Source material:
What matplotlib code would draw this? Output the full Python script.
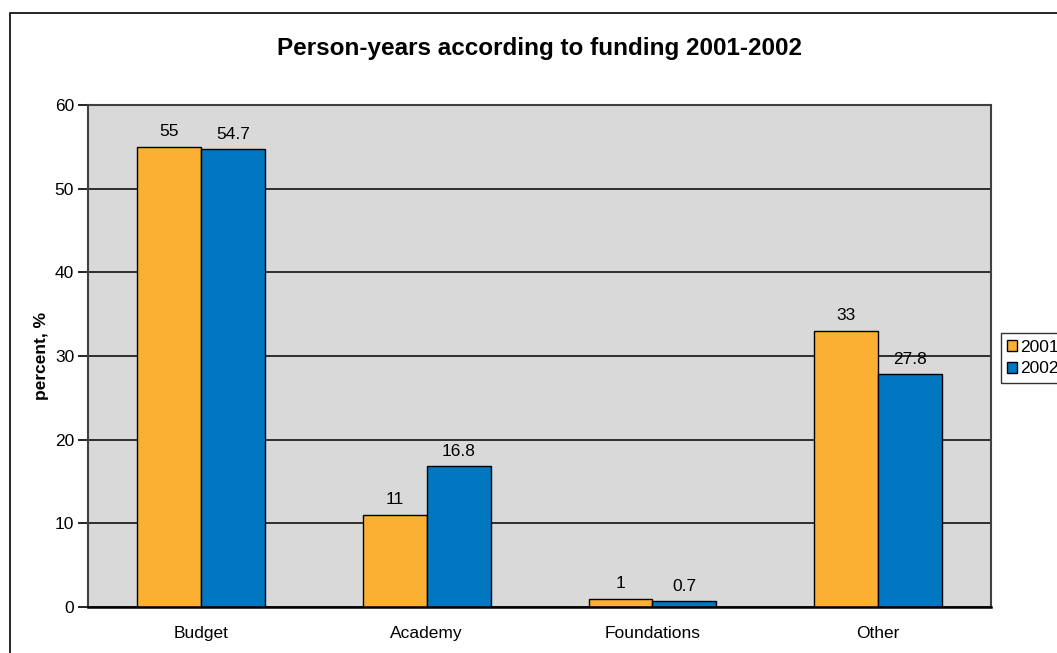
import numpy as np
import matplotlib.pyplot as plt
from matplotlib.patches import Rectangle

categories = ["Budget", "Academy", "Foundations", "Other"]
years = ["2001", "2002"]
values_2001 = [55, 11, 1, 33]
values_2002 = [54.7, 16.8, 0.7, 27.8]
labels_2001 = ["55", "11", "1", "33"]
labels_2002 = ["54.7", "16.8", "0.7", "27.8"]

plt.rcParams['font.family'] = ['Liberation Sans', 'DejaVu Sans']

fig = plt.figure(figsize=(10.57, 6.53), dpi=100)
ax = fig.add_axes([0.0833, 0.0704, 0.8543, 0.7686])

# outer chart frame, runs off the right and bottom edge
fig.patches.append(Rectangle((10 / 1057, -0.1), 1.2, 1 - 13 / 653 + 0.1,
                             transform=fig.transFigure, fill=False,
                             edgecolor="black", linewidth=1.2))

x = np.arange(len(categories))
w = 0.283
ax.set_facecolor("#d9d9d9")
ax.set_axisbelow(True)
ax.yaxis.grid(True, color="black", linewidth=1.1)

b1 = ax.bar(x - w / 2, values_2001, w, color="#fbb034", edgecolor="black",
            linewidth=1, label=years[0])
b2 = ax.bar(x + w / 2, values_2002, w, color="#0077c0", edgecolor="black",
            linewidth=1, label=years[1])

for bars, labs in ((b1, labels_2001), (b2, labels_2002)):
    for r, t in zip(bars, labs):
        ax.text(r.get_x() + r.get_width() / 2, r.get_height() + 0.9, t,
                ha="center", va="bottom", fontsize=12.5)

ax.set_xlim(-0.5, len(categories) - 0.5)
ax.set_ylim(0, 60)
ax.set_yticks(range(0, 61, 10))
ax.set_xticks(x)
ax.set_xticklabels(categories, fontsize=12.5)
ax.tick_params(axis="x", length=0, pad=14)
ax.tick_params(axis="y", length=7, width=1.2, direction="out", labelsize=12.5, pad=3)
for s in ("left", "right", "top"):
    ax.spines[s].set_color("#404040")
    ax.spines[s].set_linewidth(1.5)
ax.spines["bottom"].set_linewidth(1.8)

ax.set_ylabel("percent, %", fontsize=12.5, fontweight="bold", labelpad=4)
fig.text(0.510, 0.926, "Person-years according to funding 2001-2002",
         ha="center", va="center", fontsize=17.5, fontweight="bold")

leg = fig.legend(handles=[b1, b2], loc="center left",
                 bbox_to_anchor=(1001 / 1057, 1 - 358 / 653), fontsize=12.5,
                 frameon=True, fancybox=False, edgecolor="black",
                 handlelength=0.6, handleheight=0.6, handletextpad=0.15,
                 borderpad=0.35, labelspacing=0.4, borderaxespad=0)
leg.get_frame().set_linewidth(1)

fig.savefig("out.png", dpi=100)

What you are asked to do: Extract all the data above exactly, excluding every picture.

The response:
What matplotlib code would draw this? Output the full Python script.
import numpy as np
import matplotlib.pyplot as plt
from matplotlib.patches import Rectangle

categories = ["Budget", "Academy", "Foundations", "Other"]
years = ["2001", "2002"]
values_2001 = [55, 11, 1, 33]
values_2002 = [54.7, 16.8, 0.7, 27.8]
labels_2001 = ["55", "11", "1", "33"]
labels_2002 = ["54.7", "16.8", "0.7", "27.8"]

plt.rcParams['font.family'] = ['Liberation Sans', 'DejaVu Sans']

fig = plt.figure(figsize=(10.57, 6.53), dpi=100)
ax = fig.add_axes([0.0833, 0.0704, 0.8543, 0.7686])

# outer chart frame, runs off the right and bottom edge
fig.patches.append(Rectangle((10 / 1057, -0.1), 1.2, 1 - 13 / 653 + 0.1,
                             transform=fig.transFigure, fill=False,
                             edgecolor="black", linewidth=1.2))

x = np.arange(len(categories))
w = 0.283
ax.set_facecolor("#d9d9d9")
ax.set_axisbelow(True)
ax.yaxis.grid(True, color="black", linewidth=1.1)

b1 = ax.bar(x - w / 2, values_2001, w, color="#fbb034", edgecolor="black",
            linewidth=1, label=years[0])
b2 = ax.bar(x + w / 2, values_2002, w, color="#0077c0", edgecolor="black",
            linewidth=1, label=years[1])

for bars, labs in ((b1, labels_2001), (b2, labels_2002)):
    for r, t in zip(bars, labs):
        ax.text(r.get_x() + r.get_width() / 2, r.get_height() + 0.9, t,
                ha="center", va="bottom", fontsize=12.5)

ax.set_xlim(-0.5, len(categories) - 0.5)
ax.set_ylim(0, 60)
ax.set_yticks(range(0, 61, 10))
ax.set_xticks(x)
ax.set_xticklabels(categories, fontsize=12.5)
ax.tick_params(axis="x", length=0, pad=14)
ax.tick_params(axis="y", length=7, width=1.2, direction="out", labelsize=12.5, pad=3)
for s in ("left", "right", "top"):
    ax.spines[s].set_color("#404040")
    ax.spines[s].set_linewidth(1.5)
ax.spines["bottom"].set_linewidth(1.8)

ax.set_ylabel("percent, %", fontsize=12.5, fontweight="bold", labelpad=4)
fig.text(0.510, 0.926, "Person-years according to funding 2001-2002",
         ha="center", va="center", fontsize=17.5, fontweight="bold")

leg = fig.legend(handles=[b1, b2], loc="center left",
                 bbox_to_anchor=(1001 / 1057, 1 - 358 / 653), fontsize=12.5,
                 frameon=True, fancybox=False, edgecolor="black",
                 handlelength=0.6, handleheight=0.6, handletextpad=0.15,
                 borderpad=0.35, labelspacing=0.4, borderaxespad=0)
leg.get_frame().set_linewidth(1)

fig.savefig("out.png", dpi=100)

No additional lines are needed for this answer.